REQUIRED TASK ▸ Starting at the top of the entries below, write out each line up to and including the one containing "import plotly.graph_objects as go". Leave the pictures out.

-------- DATA EXTRACT

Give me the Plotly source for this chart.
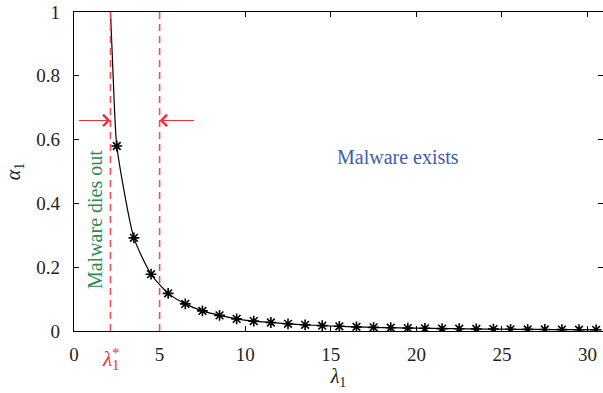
import plotly.graph_objects as go

# data
lam_marks = [2.5, 3.5, 4.5, 5.5, 6.5, 7.5, 8.5, 9.5, 10.5, 11.5, 12.5, 13.5, 14.5, 15.5,
             16.5, 17.5, 18.5, 19.5, 20.5, 21.5, 22.5, 23.5, 24.5, 25.5, 26.5, 27.5,
             28.5, 29.5, 30.5]
alpha_marks = [0.580, 0.292, 0.178, 0.118, 0.085, 0.063, 0.049, 0.038, 0.031, 0.0267,
               0.0226, 0.0194, 0.0168, 0.0147, 0.0130, 0.0115, 0.0103, 0.0093, 0.0084,
               0.0076, 0.0070, 0.0064, 0.0059, 0.0054, 0.0050, 0.0047, 0.0043, 0.0041,
               0.0038]
lam_head = [2.13, 2.3]
alpha_head = [1.0, 0.78]

lam_star = 2.13
lam_five = 5.0
arrow_y = 0.66
arrow_left_tail = 0.2
arrow_right_tail = 7.1

x_ticks = [0, 5, 10, 15, 20, 25, 30]
y_ticks = [0, 0.2, 0.4, 0.6, 0.8, 1]
y_ticklabels = ["0", "0.2", "0.4", "0.6", "0.8", "1"]

FONT = "Liberation Serif"
TXT = "#231f20"
RED_DASH = "#ef5058"
RED = "#f03038"
GREEN = "#2e8b50"
BLUE = "#3d5dab"

fig = go.Figure()

# smooth curve
fig.add_trace(go.Scatter(
    x=lam_head + lam_marks, y=alpha_head + alpha_marks, mode="lines",
    line=dict(color="black", width=1.2, shape="spline", smoothing=0.6),
    hoverinfo="skip", showlegend=False))
# markers
fig.add_trace(go.Scatter(
    x=lam_marks, y=alpha_marks, mode="markers",
    marker=dict(symbol="asterisk-open", size=9, color="black",
                line=dict(color="black", width=1.6)),
    showlegend=False))

# dashed vertical lines
for xv in (lam_star, lam_five):
    fig.add_shape(type="line", x0=xv, x1=xv, y0=0, y1=1, xref="x", yref="y",
                  line=dict(color=RED_DASH, width=1.6, dash="7px,5px"))

# arrows
fig.add_annotation(x=lam_star, y=arrow_y, ax=arrow_left_tail, ay=arrow_y,
                   xref="x", yref="y", axref="x", ayref="y", text="",
                   showarrow=True, arrowhead=4, arrowsize=2, arrowwidth=1.1,
                   arrowcolor=RED)
fig.add_annotation(x=lam_five, y=arrow_y, ax=arrow_right_tail, ay=arrow_y,
                   xref="x", yref="y", axref="x", ayref="y", text="",
                   showarrow=True, arrowhead=4, arrowsize=2, arrowwidth=1.1,
                   arrowcolor=RED)

# texts
fig.add_annotation(x=1.23, y=0.348, xref="x", yref="y", text="Malware dies out",
                   textangle=-90, showarrow=False,
                   font=dict(family=FONT, size=20, color=GREEN))
fig.add_annotation(x=18.9, y=0.545, xref="x", yref="y", text="Malware exists",
                   showarrow=False, font=dict(family=FONT, size=20, color=BLUE))

# lambda_1^* label below axis
fig.add_annotation(x=lam_star, y=0, xref="x", yref="paper", yanchor="top",
                   yshift=-14, text="<i>λ</i><sub>1</sub>", showarrow=False,
                   font=dict(family=FONT, size=21, color=RED))
fig.add_annotation(x=lam_star, y=0, xref="x", yref="paper", yanchor="top",
                   yshift=-12, xshift=6, text="*", showarrow=False,
                   font=dict(family=FONT, size=15, color=RED))

axis_common = dict(showline=True, linecolor="black", linewidth=1.2, mirror="ticks",
                   ticks="inside", ticklen=5, tickcolor="black", tickwidth=1.2,
                   showgrid=False, zeroline=False, automargin=False,
                   tickfont=dict(family=FONT, size=19, color=TXT))

fig.update_xaxes(range=[0, 30.9], tickvals=x_ticks, ticklabelstandoff=6,
                 title=dict(text="<i>λ</i><sub>1</sub>", standoff=2,
                            font=dict(family=FONT, size=20, color=TXT)),
                 **axis_common)
fig.update_yaxes(range=[0, 1], tickvals=y_ticks, ticktext=y_ticklabels,
                 ticklabelstandoff=9,
                 title=dict(text="<i>α</i><sub>1</sub>", standoff=10,
                            font=dict(family=FONT, size=20, color=TXT)),
                 **axis_common)

fig.update_layout(width=603, height=393, margin=dict(l=74, r=0, t=12, b=62),
                  plot_bgcolor="white", paper_bgcolor="white")

fig.write_html("out.html", config={"displayModeBar": False},
               post_script="document.body.style.margin='0';"
                           "document.body.style.overflow='hidden';")
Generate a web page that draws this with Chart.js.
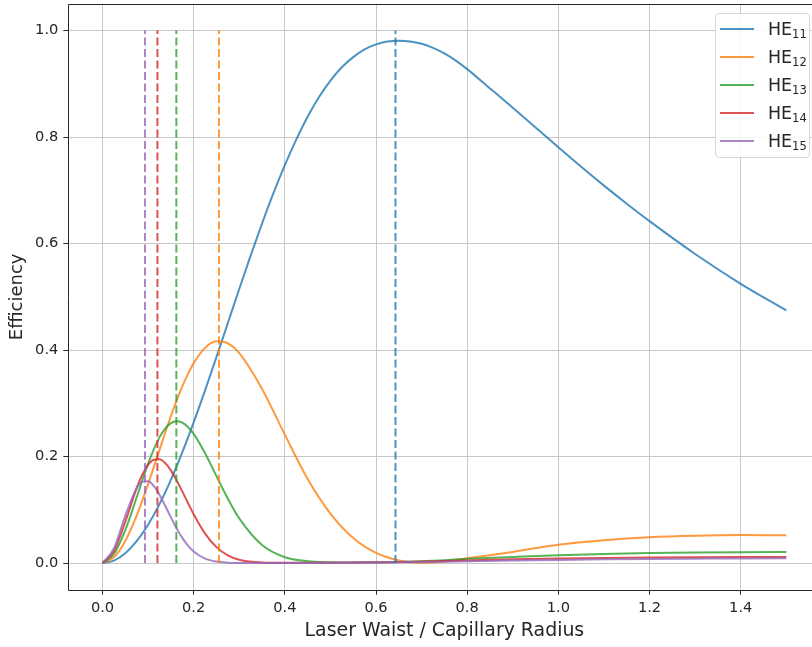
<!DOCTYPE html>
<html>
<head>
<meta charset="utf-8">
<script src="https://cdn.jsdelivr.net/npm/chart.js@4.4.1/dist/chart.umd.min.js"></script>
<style>
html,body{margin:0;padding:0;background:#fff;overflow:hidden;}
#wrap{position:relative;width:830px;height:647px;}
#c{position:absolute;left:0;top:0;}
#legend{position:absolute;left:715px;top:13px;width:95px;height:145px;box-sizing:border-box;border:1px solid #d6d6d6;border-radius:4px;background:rgba(255,255,255,0.85);font-family:'DejaVu Sans';color:#262626;}
.item{position:absolute;left:0;width:100%;height:20px;}
.swatch{position:absolute;left:4px;top:9px;width:34px;height:2px;}
.lbl{position:absolute;left:52px;top:0;font-size:17.4px;line-height:20px;white-space:nowrap;}
.lbl sub{font-size:11.5px;vertical-align:-3px;line-height:0;}
</style>
</head>
<body>
<div id="wrap">
<canvas id="c" width="830" height="647"></canvas>
<div id="legend"></div>
</div>
<script>
// ---- data ----
const xHE11 = [0, 0.025, 0.05, 0.075, 0.1, 0.125, 0.15, 0.175, 0.2, 0.225, 0.25, 0.275, 0.3, 0.325, 0.35, 0.375, 0.4, 0.425, 0.45, 0.475, 0.5, 0.525, 0.55, 0.575, 0.6, 0.625, 0.65, 0.675, 0.7, 0.725, 0.75, 0.775, 0.8, 0.85, 0.9, 0.95, 1.0, 1.05, 1.1, 1.15, 1.2, 1.3, 1.4, 1.5];
const he11 = [0, 0.0046, 0.0184, 0.0411, 0.0721, 0.1108, 0.1564, 0.2080, 0.2644, 0.3245, 0.3871, 0.4509, 0.5147, 0.5774, 0.6377, 0.6947, 0.7472, 0.7952, 0.8382, 0.8752, 0.9062, 0.9312, 0.9502, 0.9647, 0.9742, 0.9794, 0.9812, 0.9797, 0.9752, 0.9677, 0.9572, 0.9437, 0.9277, 0.8915, 0.8551, 0.8181, 0.7808, 0.7442, 0.7089, 0.675, 0.6422, 0.5805, 0.5245, 0.4745];
const xModes = [0, 0.025, 0.05, 0.075, 0.0875, 0.1, 0.1125, 0.125, 0.1375, 0.15, 0.1625, 0.175, 0.1875, 0.2, 0.225, 0.25, 0.275, 0.3, 0.35, 0.4, 0.45, 0.5, 0.55, 0.6, 0.65, 0.7, 0.75, 0.8, 0.9, 1.0, 1.1, 1.2, 1.3, 1.4, 1.5];
const he12 = [0, 0.0107, 0.0416, 0.0892, 0.1177, 0.1483, 0.1802, 0.2127, 0.2448, 0.2758, 0.3049, 0.3317, 0.3553, 0.3755, 0.4042, 0.4164, 0.4126, 0.3943, 0.3271, 0.2412, 0.158, 0.093, 0.047, 0.019, 0.005, 0.0008, 0.003, 0.009, 0.021, 0.0346, 0.043, 0.0485, 0.0513, 0.0525, 0.0522];
const he13 = [0, 0.0166, 0.0618, 0.1236, 0.1559, 0.1866, 0.2137, 0.2361, 0.2527, 0.2629, 0.2665, 0.2639, 0.2556, 0.2427, 0.2063, 0.1633, 0.1208, 0.0839, 0.0338, 0.0109, 0.0035, 0.0015, 0.001, 0.0012, 0.002, 0.0035, 0.0055, 0.008, 0.0115, 0.0148, 0.0172, 0.0188, 0.0198, 0.0204, 0.0207];
const he14 = [0, 0.0221, 0.0777, 0.1408, 0.1664, 0.1846, 0.1942, 0.1951, 0.1879, 0.1742, 0.1557, 0.1347, 0.1129, 0.0917, 0.0554, 0.0300, 0.0146, 0.0064, 0.0012, 0.0004, 0.0004, 0.0006, 0.001, 0.0015, 0.002, 0.003, 0.004, 0.005, 0.007, 0.0085, 0.0097, 0.0105, 0.011, 0.0113, 0.0114];
const he15 = [0, 0.0273, 0.0887, 0.1409, 0.1530, 0.1538, 0.1448, 0.1285, 0.1077, 0.0859, 0.0652, 0.0473, 0.0327, 0.0217, 0.0084, 0.0028, 0.0008, 0.0003, 0.0002, 0.0002, 0.0003, 0.0005, 0.0008, 0.0011, 0.0015, 0.002, 0.0027, 0.0034, 0.0048, 0.006, 0.007, 0.0078, 0.0083, 0.0087, 0.0089];
const modes = ['11', '12', '13', '14', '15'];
const peakX = [0.6427, 0.2555, 0.1620, 0.1205, 0.0933];
const peakLineRange = [0, 1.0];
const xTicks = [0.0, 0.2, 0.4, 0.6, 0.8, 1.0, 1.2, 1.4];
const yTicks = [0.0, 0.2, 0.4, 0.6, 0.8, 1.0];
const xRange = [-0.075, 1.575];
const yRange = [-0.05, 1.05];
const xTitle = 'Laser Waist / Capillary Radius';
const yTitle = 'Efficiency';

// ---- styling ----
const colors = ['rgba(31,119,180,0.8)', 'rgba(255,127,14,0.8)', 'rgba(44,160,44,0.8)', 'rgba(214,39,40,0.8)', 'rgba(148,103,189,0.8)'];
const curves = [[xHE11, he11], [xModes, he12], [xModes, he13], [xModes, he14], [xModes, he15]];
const FONT = 'DejaVu Sans';
const TXT = '#262626';

const datasets = [];
curves.forEach(([xs, ys], i) => {
  datasets.push({
    label: 'HE' + modes[i],
    data: xs.map((x, j) => ({x: x, y: ys[j]})),
    borderColor: colors[i], borderWidth: 2, pointRadius: 0,
    cubicInterpolationMode: 'monotone', fill: false, order: 20 - i
  });
});
peakX.forEach((px, i) => {
  datasets.push({
    label: 'peak HE' + modes[i],
    data: peakLineRange.map(v => ({x: px, y: v})),
    borderColor: colors[i], borderWidth: 2, borderDash: [8, 3.5], pointRadius: 0,
    fill: false, order: 10 - i
  });
});

const frame = {
  id: 'frame',
  afterDatasetsDraw(chart) {
    const {ctx, chartArea: a} = chart;
    ctx.save();
    ctx.strokeStyle = '#262626';
    ctx.lineWidth = 1;
    const l = Math.round(a.left) + 0.5, t = Math.round(a.top) + 0.5, r = Math.round(a.right) + 0.5, b = Math.round(a.bottom) + 0.5;
    ctx.beginPath();
    ctx.moveTo(l, b); ctx.lineTo(l, t); ctx.lineTo(r, t); ctx.lineTo(r, b); ctx.lineTo(l, b);
    ctx.stroke();
    ctx.restore();
  }
};

new Chart(document.getElementById('c'), {
  type: 'line',
  data: {datasets: datasets},
  plugins: [frame],
  options: {
    responsive: false, animation: false, events: [],
    layout: {padding: {top: 4, right: 9.5, left: 0, bottom: 0}},
    plugins: {legend: {display: false}, tooltip: {enabled: false}},
    scales: {
      x: {
        type: 'linear', min: xRange[0], max: xRange[1],
        afterBuildTicks: a => { a.ticks = xTicks.map(v => ({value: v})); },
        afterFit: s => { s.height = 57.3; s.paddingLeft = 0; s.paddingRight = 0; },
        grid: {color: '#c8c8c8', lineWidth: 1, tickColor: '#262626', tickLength: 5, drawTicks: true},
        border: {display: false},
        ticks: {color: TXT, font: {family: FONT, size: 14.6}, padding: 5, maxRotation: 0, autoSkip: false,
                callback: v => Number(v).toFixed(1)},
        title: {display: true, text: xTitle, color: TXT, font: {family: FONT, size: 18.9}, padding: {top: 0, bottom: 5}}
      },
      y: {
        type: 'linear', min: yRange[0], max: yRange[1],
        afterBuildTicks: a => { a.ticks = yTicks.map(v => ({value: v})); },
        afterFit: s => { s.width = 68.3; s.paddingTop = 0; s.paddingBottom = 0; },
        grid: {color: '#c8c8c8', lineWidth: 1, tickColor: '#262626', tickLength: 5, drawTicks: true},
        border: {display: false},
        ticks: {color: TXT, font: {family: FONT, size: 14.6}, padding: 5, autoSkip: false,
                callback: v => Number(v).toFixed(1)},
        title: {display: true, text: yTitle, color: TXT, font: {family: FONT, size: 18}, padding: {top: 7, bottom: 0}}
      }
    }
  }
});

// HTML legend with subscripts
const leg = document.getElementById('legend');
modes.forEach((m, i) => {
  const it = document.createElement('div');
  it.className = 'item';
  it.style.top = (4.7 + 28.1 * i) + 'px';
  it.innerHTML = '<div class="swatch" style="background:' + colors[i] + '"></div><div class="lbl">HE<sub>' + m + '</sub></div>';
  leg.appendChild(it);
});
</script>
</body>
</html>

----------------

TASK SOLUTION ▸
Give me the Plotly source for this chart.
import plotly.graph_objects as go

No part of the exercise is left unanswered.